We can select some country codes to see what's going on:

In [16]:
codes = ["BR", "BV", "CH", "CN", "ES", "FR", "MX", "PT", "TR", "US"]

The country names connected to these codes,
segregated by the number of entries (*count*), is:

In [17]:
df_pairs = pairs.reset_index(name="count")
df_pairs_code = df_pairs[df_pairs["addr_country_code"].isin(codes)]

In [18]:
pd.DataFrame(df_pairs_code.groupby(["addr_country_code", "count"])
                          .apply(lambda grp: sorted(grp["addr_country"])),
             columns=["List of country names"])

Unnamed: 0_level_0,Unnamed: 1_level_0,List of country names
addr_country_code,count,Unnamed: 2_level_1
BR,1,"[Angola, Braszil, Brazl, China, Colômbia, FR, Germany, India, Italy, Japan, KSA, Mexico, Moçambique, Nigeria, PA, RS, Slovenia, São Paulo, Venezuela, br]"
BR,2,"[Brasil., França, Not Normalized, Spain]"
BR,3,"[BRASIL, BRAZIL, Chile, Malaysia, People's Republic of China, Uruguay]"
BR,4,"[Brasill, Portugal, SP, Turkey, USA]"
BR,5,"[BraZil, Espanha, México]"
BR,8,[Bra]
BR,10,[Argentina]
BR,16,[Brazil.]
BR,56,[Br]
BR,79,[BR]


The country name has several valid versions we can understand,
but there's too much information in that table:
we don't need to see the names that are always connected to a single code.

The following names are connected to the formerly selected country codes,
but they aren't connected to a single country code:

In [19]:
addr_country_counts = df_pairs_code["addr_country"].value_counts()
mixed_names = addr_country_counts[addr_country_counts > 1].index.tolist()
mixed_names

['',
 'Brazil',
 'Brasil',
 'USA',
 'China',
 'BR',
 'França',
 'Portugal',
 'Spain',
 'Turkey',
 'México',
 'Mexico',
 'Espanha',
 'Chile',
 "People's Republic of China"]

Let's see all the pairs regarding these names and the formerly selected codes:

In [20]:
df_pairs_code[df_pairs_code["addr_country"].isin(mixed_names)] \
     .sort_values(["addr_country_code", "addr_country"], ascending=True) \
     .set_index(["addr_country_code", "addr_country"])

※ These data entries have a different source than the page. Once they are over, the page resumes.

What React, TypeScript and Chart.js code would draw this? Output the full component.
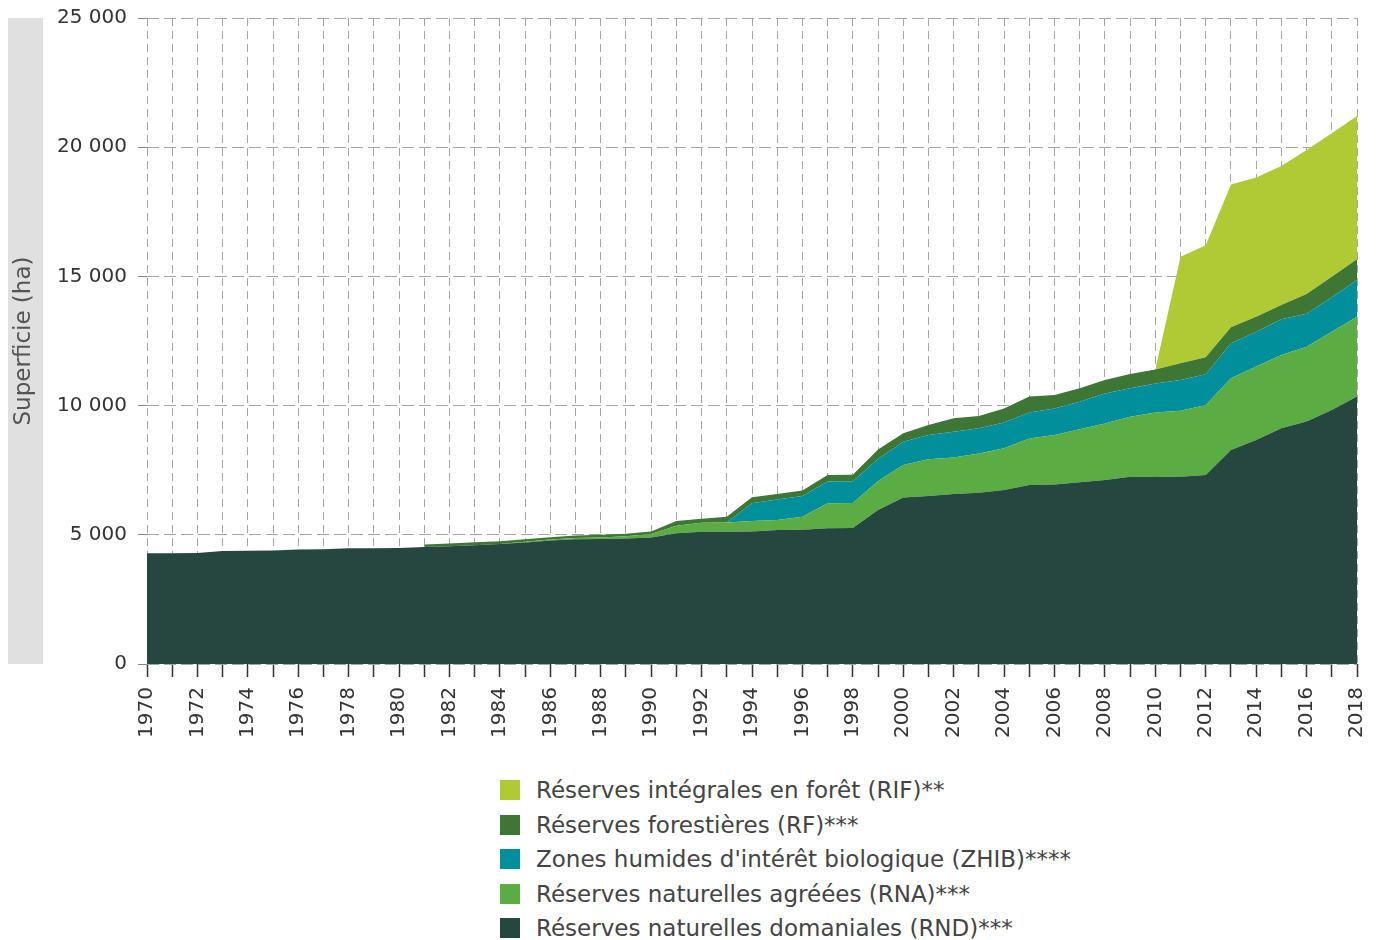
import React, { useEffect, useRef } from "react";
import { Chart, registerables } from "chart.js";

Chart.register(...registerables);

const years: string[] = [];
for (let y = 1970; y <= 2018; y++) years.push(String(y));

// Réserves naturelles domaniales (RND)
const rnd = [
  4290, 4290, 4300, 4370, 4380, 4390, 4430, 4440, 4480, 4480,
  4490, 4530, 4560, 4600, 4640, 4700, 4780, 4830, 4840, 4860,
  4900, 5060, 5120, 5120, 5130, 5190, 5200, 5250, 5260, 5960,
  6440, 6500, 6580, 6630, 6730, 6930, 6950, 7030, 7120, 7250,
  7250, 7250, 7310, 8280, 8670, 9120, 9380, 9830, 10350,
];
// Réserves naturelles agréées (RNA)
const rna = [
  null, null, null, null, null, null, null, null, null, null,
  null, null, null, null, 0, 30, 40, 50, 60, 80,
  130, 290, 350, 360, 400, 380, 500, 970, 970, 1120,
  1260, 1420, 1410, 1520, 1620, 1800, 1910, 2050, 2190, 2320,
  2480, 2550, 2710, 2780, 2840, 2840, 2900, 3030, 3090,
];
// Zones humides d'intérêt biologique (ZHIB)
const zhib = [
  null, null, null, null, null, null, null, null, null, null,
  null, null, null, null, null, null, null, null, null, null,
  null, null, null, 0, 690, 800, 800, 840, 840, 850,
  900, 940, 1000, 970, 1000, 1000, 1030, 1070, 1160, 1100,
  1130, 1190, 1190, 1350, 1350, 1380, 1270, 1330, 1420,
];
// Réserves forestières (RF)
const rf = [
  null, null, null, null, null, null, null, null, null, null,
  null, 90, 100, 110, 110, 100, 90, 90, 100, 100,
  100, 180, 150, 220, 230, 210, 210, 250, 250, 370,
  330, 390, 520, 480, 540, 620, 520, 520, 520, 550,
  540, 650, 660, 620, 580, 550, 770, 800, 800,
];
// Réserves intégrales en forêt (RIF)
const rif = [
  null, null, null, null, null, null, null, null, null, null,
  null, null, null, null, null, null, null, null, null, null,
  null, null, null, null, null, null, null, null, null, null,
  null, null, null, null, null, null, null, null, null, null,
  0, 4120, 4340, 5530, 5390, 5380, 5570, 5550, 5550,
];

const seriesLabels = [
  "Réserves naturelles domaniales (RND)***",
  "Réserves naturelles agréées (RNA)***",
  "Zones humides d'intérêt biologique (ZHIB)****",
  "Réserves forestières (RF)***",
  "Réserves intégrales en forêt (RIF)**",
];
const seriesColors = ["#26473f", "#5aac43", "#008f9b", "#3e7635", "#b0ca35"];
const seriesData = [rnd, rna, zhib, rf, rif];

const yTicks = [0, 5000, 10000, 15000, 20000, 25000];
const yTitle = "Superficie (ha)";
const FONT = "'DejaVu Sans', Verdana, sans-serif";

const fmt = (v: number) => String(v).replace(/\B(?=(\d{3})+(?!\d))/g, " ");

const titleBoxPlugin = {
  id: "titleBox",
  beforeDraw(chart: any) {
    const { ctx, chartArea } = chart;
    ctx.save();
    ctx.fillStyle = "#e0e0e0";
    ctx.fillRect(8, chartArea.top, 35, chartArea.bottom - chartArea.top);
    ctx.translate(24, (chartArea.top + chartArea.bottom) / 2);
    ctx.rotate(-Math.PI / 2);
    ctx.fillStyle = "#555";
    ctx.font = `23px ${FONT}`;
    ctx.textAlign = "center";
    ctx.textBaseline = "middle";
    ctx.fillText(yTitle, 0, 0);
    ctx.restore();
  },
};

export default function App() {
  const ref = useRef<HTMLCanvasElement>(null);

  useEffect(() => {
    if (!ref.current) return;
    const chart = new Chart(ref.current, {
      type: "line",
      data: {
        labels: years,
        datasets: seriesData.map((d, i) => ({
          label: seriesLabels[i],
          data: d as any,
          backgroundColor: seriesColors[i],
          borderColor: "transparent",
          borderWidth: 0,
          pointRadius: 0,
          pointHitRadius: 0,
          fill: i === 0 ? "origin" : "stack",
          tension: 0,
        })),
      },
      options: {
        animation: false,
        responsive: false,
        events: [],
        layout: { padding: { top: 18, right: 19, left: 0, bottom: 0 } },
        plugins: {
          legend: { display: false },
          tooltip: { enabled: false },
        },
        scales: {
          x: {
            type: "category",
            offset: false,
            stacked: true,
            border: { display: false, dash: [8, 5] },
            grid: {
              color: "#a6a6a6",
              lineWidth: 1,
              drawTicks: true,
              tickLength: 13,
              tickColor: "#333",
              tickWidth: 1.5,
              borderDash: [8, 5],
              tickBorderDash: [],
            } as any,
            ticks: {
              autoSkip: false,
              maxRotation: 90,
              minRotation: 90,
              padding: 10,
              color: "#333",
              font: { family: FONT, size: 20 },
              callback: (_v: any, i: number) => (i % 2 === 0 ? years[i] : ""),
            },
            afterFit: (s: any) => {
              s.height = 96;
              s.paddingLeft = 0;
              s.paddingRight = 0;
            },
          } as any,
          y: {
            stacked: true,
            min: 0,
            max: 25000,
            border: { display: false, dash: [12, 5] },
            grid: {
              color: "#a6a6a6",
              lineWidth: 1,
              tickLength: 9,
              tickColor: "#888",
              borderDash: [12, 5],
              tickBorderDash: [],
            } as any,
            afterBuildTicks: (s: any) => {
              s.ticks = yTicks.map((v) => ({ value: v }));
            },
            ticks: {
              padding: 11,
              color: "#333",
              font: { family: FONT, size: 20 },
              callback: (v: any) => fmt(Number(v)),
            },
            afterFit: (s: any) => {
              s.width = 147;
              s.paddingTop = 0;
              s.paddingBottom = 0;
            },
          } as any,
        },
      },
      plugins: [titleBoxPlugin],
    });
    return () => chart.destroy();
  }, []);

  const legendOrder = [4, 3, 2, 1, 0];

  return (
    <div style={{ position: "absolute", left: 0, top: 0, width: 1376, height: 940, background: "#fff" }}>
      <canvas ref={ref} width={1376} height={760} style={{ display: "block", width: 1376, height: 760 }} />
      <div style={{ position: "absolute", left: 500, top: 773, fontFamily: FONT, fontSize: 23, color: "#444" }}>
        {legendOrder.map((i) => (
          <div key={i} style={{ display: "flex", alignItems: "center", height: 34.5, whiteSpace: "nowrap" }}>
            <span style={{ display: "inline-block", width: 20, height: 20, background: seriesColors[i], marginRight: 16, flex: "none" }} />
            <span>{seriesLabels[i]}</span>
          </div>
        ))}
      </div>
    </div>
  );
}
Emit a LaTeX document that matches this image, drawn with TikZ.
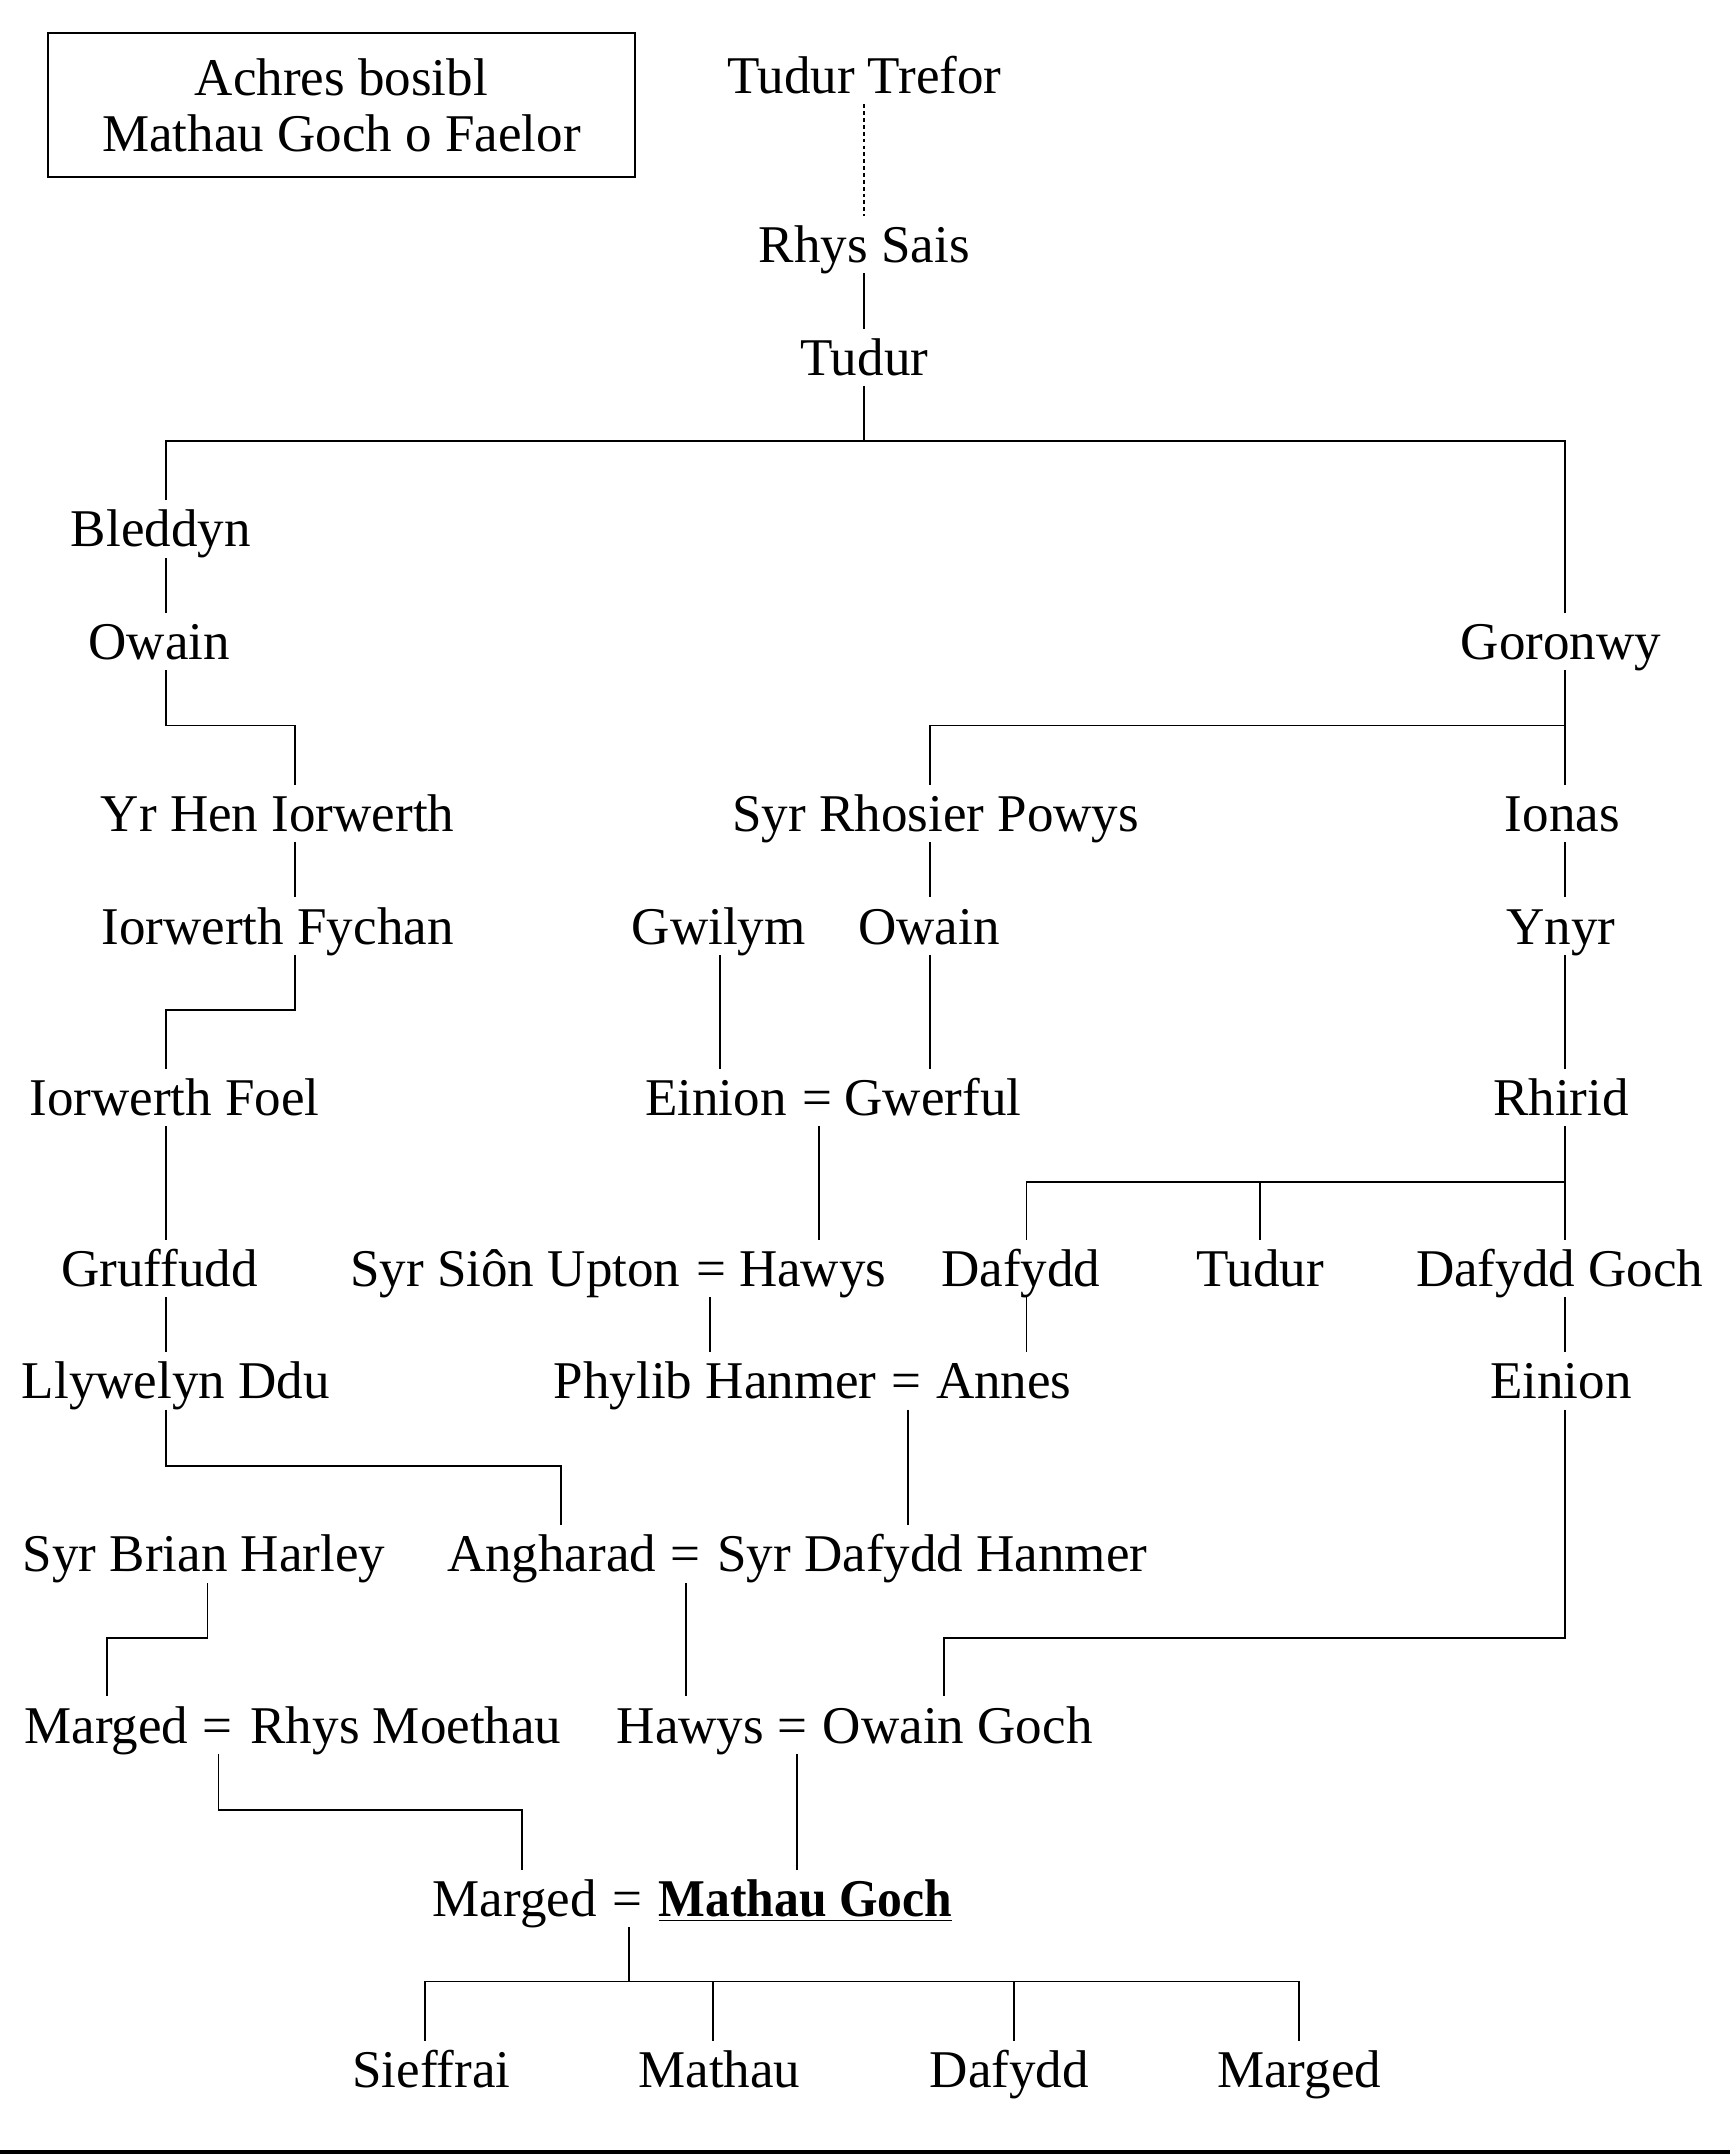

Unnamed: 0_level_0,Unnamed: 1_level_0,count
addr_country_code,addr_country,Unnamed: 2_level_1
BR,,638
BR,BR,79
BR,Brasil,17187
BR,Brazil,38521
BR,Chile,3
BR,China,1
BR,Espanha,5
BR,França,2
BR,Mexico,1
BR,México,5


There are many unfilled and inconsistent pairs in this subset of our data.

Nevertheless, the whole data denotes a bipartite graph,
where the two partitions are the *names* and the *codes*,
and each $(name, code)$ pair is an edge.